Curiosity-Driven Exploration in Reinforcement Learning: An Adaptive Self-Supervised Learning Approach for Playing Action Games

Abstract

Games are considered a suitable and standard benchmark for checking the performance of artificial intelligence-based algorithms in terms of training, evaluating, and comparing the performance of AI agents. In this research, an application of the Intrinsic Curiosity Module (ICM) and the Asynchronous Advantage Actor-Critic (A3C) algorithm is explored using action games. Having been proven successful in several gaming environments, its effectiveness in action games is rarely explored. Providing efficient learning and adaptation facilities, this research aims to assess whether integrating ICM with A3C promotes curiosity-driven explorations and adaptive learning in action games.

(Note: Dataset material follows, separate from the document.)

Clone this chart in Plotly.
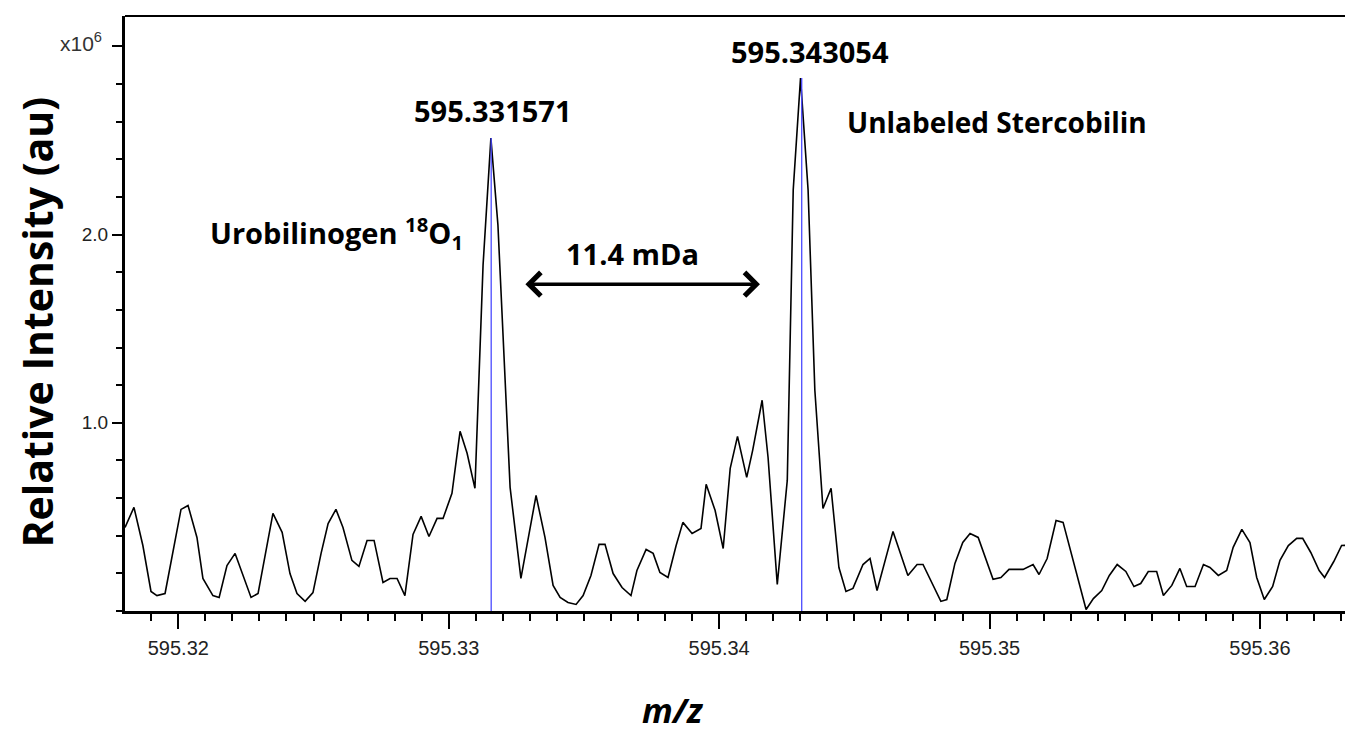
import plotly.graph_objects as go

# m/z values
mz = [595.31803, 595.31836, 595.31869, 595.31899, 595.31921, 595.31951, 595.32010, 595.32036,
      595.32069, 595.32091, 595.32128, 595.32151, 595.32180, 595.32210, 595.32269, 595.32295,
      595.32350, 595.32384, 595.32413, 595.32439, 595.32469, 595.32498, 595.32528, 595.32554,
      595.32583, 595.32609, 595.32642, 595.32668, 595.32698, 595.32724, 595.32757, 595.32783,
      595.32809, 595.32838, 595.32868, 595.32898, 595.32927, 595.32957, 595.32979, 595.33012,
      595.33042, 595.33068, 595.33097, 595.33127, 595.33156, 595.33182, 595.33227, 595.33267,
      595.33323, 595.33356, 595.33386, 595.33412, 595.33441, 595.33471, 595.33497, 595.33526,
      595.33556, 595.33578, 595.33608, 595.33641, 595.33674, 595.33696, 595.33730, 595.33756,
      595.33781, 595.33811, 595.33841, 595.33866, 595.33900, 595.33933, 595.33952, 595.33985,
      595.34015, 595.34041, 595.34068, 595.34102, 595.34124, 595.34159, 595.34181, 595.34215,
      595.34252, 595.34274, 595.34301, 595.34329, 595.34354, 595.34384, 595.34414, 595.34443,
      595.34469, 595.34495, 595.34532, 595.34558, 595.34584, 595.34643, 595.34698, 595.34732,
      595.34754, 595.34820, 595.34842, 595.34872, 595.34901, 595.34928, 595.34958, 595.35013,
      595.35042, 595.35072, 595.35124, 595.35161, 595.35183, 595.35213, 595.35246, 595.35272,
      595.35357, 595.35384, 595.35415, 595.35443, 595.35472, 595.35504, 595.35534, 595.35559,
      595.35587, 595.35618, 595.35643, 595.35674, 595.35704, 595.35729, 595.35760, 595.35791,
      595.35815, 595.35846, 595.35877, 595.35901, 595.35933, 595.35963, 595.35988, 595.36016,
      595.36047, 595.36074, 595.36105, 595.36136, 595.36158, 595.36188, 595.36219, 595.36239,
      595.36273, 595.36302, 595.36330]

# relative intensity (x10^6)
intensity = [0.444, 0.551, 0.348, 0.104, 0.082, 0.093, 0.540, 0.561,
             0.391, 0.173, 0.082, 0.072, 0.242, 0.306, 0.072, 0.093,
             0.519, 0.418, 0.199, 0.093, 0.051, 0.098, 0.306, 0.465,
             0.540, 0.444, 0.269, 0.237, 0.375, 0.375, 0.152, 0.173,
             0.173, 0.082, 0.407, 0.503, 0.396, 0.492, 0.492, 0.625,
             0.955, 0.838, 0.652, 1.838, 2.513, 2.051, 0.657, 0.173,
             0.614, 0.391, 0.136, 0.072, 0.045, 0.035, 0.082, 0.189,
             0.354, 0.354, 0.199, 0.125, 0.082, 0.215, 0.327, 0.306,
             0.205, 0.178, 0.348, 0.471, 0.412, 0.439, 0.673, 0.535,
             0.332, 0.758, 0.928, 0.710, 0.854, 1.120, 0.816, 0.141,
             0.694, 2.237, 2.832, 2.237, 1.173, 0.545, 0.652, 0.231,
             0.104, 0.120, 0.247, 0.279, 0.109, 0.423, 0.189, 0.247,
             0.247, 0.051, 0.061, 0.253, 0.364, 0.412, 0.391, 0.168,
             0.178, 0.221, 0.221, 0.247, 0.194, 0.279, 0.481, 0.471,
             0.008, 0.066, 0.109, 0.189, 0.247, 0.210, 0.130, 0.146,
             0.210, 0.210, 0.082, 0.136, 0.226, 0.130, 0.130, 0.247,
             0.231, 0.189, 0.215, 0.338, 0.434, 0.364, 0.178, 0.061,
             0.130, 0.269, 0.348, 0.386, 0.386, 0.311, 0.215, 0.178,
             0.263, 0.348, 0.350]

peak_mz = [595.331571, 595.343054]
peak_int = [2.513, 2.832]
peak_labels = ["595.331571", "595.343054"]

x_ticks = [595.32, 595.33, 595.34, 595.35, 595.36]
y_ticks = [1.0, 2.0, 3.0]
y_ticktext = ["1.0", "2.0", ""]

TXT = "Open Sans, Lato, Liberation Sans, sans-serif"
NARROW = "Liberation Sans Narrow, Arial Narrow, Liberation Sans, sans-serif"

fig = go.Figure()

fig.add_trace(go.Scatter(x=mz, y=intensity, mode="lines",
                         line=dict(color="black", width=1.6), showlegend=False,
                         hoverinfo="skip"))

for pm, pi in zip(peak_mz, peak_int):
    fig.add_trace(go.Scatter(x=[pm, pm], y=[0, pi], mode="lines",
                             line=dict(color="#4a4aff", width=1.3), showlegend=False,
                             hoverinfo="skip"))

# peak labels
fig.add_annotation(x=595.33163, y=2.662, text="<b>" + peak_labels[0] + "</b>",
                   showarrow=False, xanchor="center", yanchor="middle",
                   font=dict(family=TXT, size=29, color="black"))
fig.add_annotation(x=595.34337, y=2.971, text="<b>" + peak_labels[1] + "</b>",
                   showarrow=False, xanchor="center", yanchor="middle",
                   font=dict(family=TXT, size=29, color="black"))
fig.add_annotation(x=595.34465, y=2.598, text="<b>Unlabeled Stercobilin</b>",
                   showarrow=False, xanchor="left", yanchor="middle",
                   font=dict(family=TXT, size=28, color="black"))
fig.add_annotation(x=595.32110, y=2.01, text="<b>Urobilinogen <sup>18</sup>O<sub>1</sub></b>",
                   showarrow=False, xanchor="left", yanchor="middle",
                   font=dict(family=TXT, size=29, color="black"))
fig.add_annotation(x=595.33678, y=1.902, text="<b>11.4 mDa</b>",
                   showarrow=False, xanchor="center", yanchor="middle",
                   font=dict(family=TXT, size=29, color="black"))

# double-headed arrow
fig.add_annotation(x=595.34151, y=1.737, ax=595.33278, ay=1.737,
                   xref="x", yref="y", axref="x", ayref="y",
                   text="", showarrow=True, arrowhead=4, startarrowhead=4,
                   arrowside="end+start", arrowsize=1.3, startarrowsize=1.3,
                   arrowwidth=3.5, arrowcolor="black", standoff=0, startstandoff=0)

# exponent label
fig.add_annotation(xref="paper", yref="paper", x=-0.017, y=0.957,
                   text="x10<sup>6</sup>", showarrow=False, xanchor="right", yanchor="middle",
                   font=dict(family=NARROW, size=21, color="#333333"))

# axis titles
fig.add_annotation(xref="paper", yref="paper", x=-0.072, y=0.485,
                   text="<b>Relative Intensity (au)</b>", textangle=-90, showarrow=False,
                   xanchor="center", yanchor="middle",
                   font=dict(family=TXT, size=41, color="black"))
fig.add_annotation(xref="paper", yref="paper", x=0.449, y=-0.167,
                   text="<b><i>m/z</i></b>", showarrow=False,
                   xanchor="center", yanchor="middle",
                   font=dict(family=TXT, size=34, color="black"))

# top frame line
fig.add_shape(type="line", xref="paper", yref="paper", x0=0, x1=1, y0=1, y1=1,
              line=dict(color="black", width=2))

fig.update_xaxes(range=[595.318029, 595.363145], tickvals=x_ticks,
                 ticktext=[f"{v:.2f}" for v in x_ticks],
                 showline=True, linecolor="black", linewidth=3,
                 ticks="outside", ticklen=15, tickwidth=2, tickcolor="black",
                 ticklabelstandoff=2,
                 tickfont=dict(family=NARROW, size=20, color="#222222"),
                 minor=dict(dtick=0.001, tick0=595.32, ticks="outside", ticklen=7,
                            tickwidth=2, tickcolor="black"),
                 showgrid=False, zeroline=False)
fig.update_yaxes(range=[0, 3.162], tickvals=y_ticks, ticktext=y_ticktext,
                 showline=True, linecolor="black", linewidth=3,
                 ticks="outside", ticklen=10, tickwidth=2, tickcolor="black",
                 tickfont=dict(family=NARROW, size=19, color="#222222"),
                 minor=dict(dtick=0.2, tick0=0, ticks="outside", ticklen=6,
                            tickwidth=2, tickcolor="black"),
                 showgrid=False, zeroline=False)

fig.update_layout(width=1345, height=753, margin=dict(l=125, r=0, t=16, b=142),
                  plot_bgcolor="white", paper_bgcolor="white", showlegend=False)

fig.write_html("out.html", config={"displayModeBar": False},
               post_script="document.body.style.margin='0';document.body.style.overflow='hidden';")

Using the MAME Toolkit library, we interface with the game environments, preprocess game screens to focus on relevant visual elements, and create diverse game episodes for training. The A3C policy is optimized using the Proximal Policy Optimization (PPO) algorithm with tuned hyperparameters. Comparisons are made with baseline methods, including vanilla A3C, ICM with pixel-based predictions, and state-of-the-art exploration techniques. Additionally, we evaluate the agent's generalization capability in separate environments. The results demonstrate that ICM and A3C effectively promote curiosity-driven exploration in action games, with the agent learning exploration behaviors without relying solely on external rewards. Notably, we also observed an improved efficiency and learning speed compared to baseline approaches. This research contributes to curiosity-driven exploration in reinforcement learning-based virtual environments and provides insights into the exploration of complex action games. Successfully applying ICM and A3C in action games presents exciting opportunities for adaptive learning and efficient exploration in challenging real-world environments.